Hong Kong – Thousands of people poured onto the streets of Hong Kong as anti-government protesters renewed calls for an independent inquiry into police brutality, alongside other key pro-democracy demands.
Clad in their usual black and brandishing anti-extradition signs, the demonstrators on Sunday began gathering at Victoria Park on Hong Kong Island for a march towards Wan Chai.
Protesters renew calls for an independent inquiry over ‘escalating’ police abuse of power in anti-extradition protests.
Their destination was two metro stations away from the organisers’ preferred finish line, the Court of Final Appeal in Central. Police, however, rejected the protesters’ request citing security concerns.
In defiance of police orders, thousands of protesters continued past the original end point, occupying streets outside government headquarters and proceeding on to the top court. Scores wearing masks and carrying umbrellas pushed on even further west to Beijing’s liaison office.
“In this march, we specifically prioritise our demand of having an independent inquiry. Police abuse of power has not only continued, but escalated,” Bonnie Leung, vice-convener of the Civil Human Rights Front (CHRF), the organiser of Sunday’s march, told Al Jazeera.
“Society really needs to move on, which only can be achieved by having an independent inquiry with a trustworthy judge. Only with a thorough report can all the clashes be investigated and reported.”

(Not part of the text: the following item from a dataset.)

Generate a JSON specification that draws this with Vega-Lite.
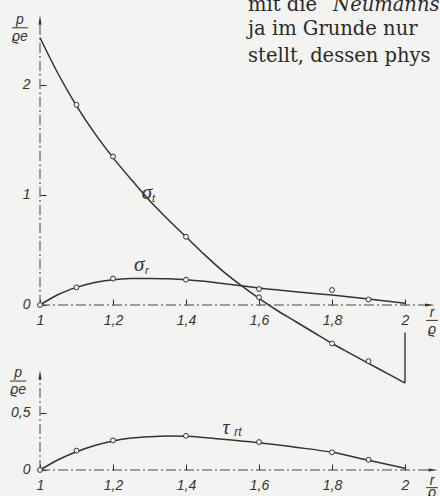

Organisers said 430,000 people took part in the march. Riot police began advancing on crowds surrounding Beijing’s liaison office and warned they will begin a clearing operation.
Protesters prepared for a standoff, setting up barricades and supply stations on nearby roadways.
Protests have rocked the Chinese territory since the proposal in early June of a controversial extradition bill that would have allowed suspected criminals to be extradited to mainland China. While Chief Executive Carrie Lam earlier this month pronounced the bill “dead,” the embattled leader did not officially retract it.
The outcry over the bill has since transformed into larger concerns over increasing Chinese interference into the financial hub, which has been a semi-autonomous region since the former British colony was returned to China in 1997.
In early July, protesters stormed and ransacked Hong Kong’s Legislative Council, as the crisis came to a head.
Since the police rejected the CHRF’s appeal for Sunday’s rally to finish at the Court of Final Appeal in Central, Leung said a small team of fewer than 30 people would march on to meet their goal.
“We want to reach and see that justice,” Leung said.
“We Hong Kong people have always believed in the courts, which are still independent. Rule of law is very important to Hong Kong.”
Hong Kong inherited a framework known as “one country, two systems,” which guarantees protections of civil liberties and the rule of law, but which protesters say has come under threat in recent years.
Alongside an independent police inquiry, demonstrators on Sunday want to reiterate their five ongoing demands, including the complete withdrawal of the extradition bill, removing the “riot” label for the June 12 protests, the release of arrested demonstrators and universal suffrage.
“It’s been almost two months since our biggest demonstrations, but the government still hasn’t answered our requests,” Marshall, a 30-year-old protester told Al Jazeera. “We are not going to stop until we reach our goals.”
For Hong Kong democracy activist Joshua Wong, the “critical issue” march was to condemn police brutality.
“We urge the Hong Kong government to set up an independent investigation committee,” Wong told Al Jazeera.
“Instead of hiding behind the police force, it is a must for Carrie Lam to terminate the bill and give back Hong Kong people the right to vote in the Chief Executive election.”
Last weekend, protests that erupted in towns closer to Hong Kong’s border with the mainland resulted in more than 40 arrests and nearly two dozen injuries, according to the Hong Kong Free Press.Sunday’s march follows an eventful weekend.
On Saturday, police arrested three men connected to what they say was the “largest seizure of explosives” from a warehouse where a bomb squad was deployed, the South China Morning Post reported.
Police say pro-independence materials were found among a cache of 10 petrol bombs, metal rods, sling-shots, knives, lab-made acidic substances and two kilograms of powerful explosives.
The pro-independence Hong Kong National Front confirmed in their Telegram group one of the arrested men was a member of the group, but was unaware of the explosives.
It said the warehouse was understood to be used only to store audio equipment and promotional material.
The march also follows a Saturday pro-Beijing march, where thousands of people gathered for a “Safeguard Hong Kong” rally in favour of the police and an end to violence.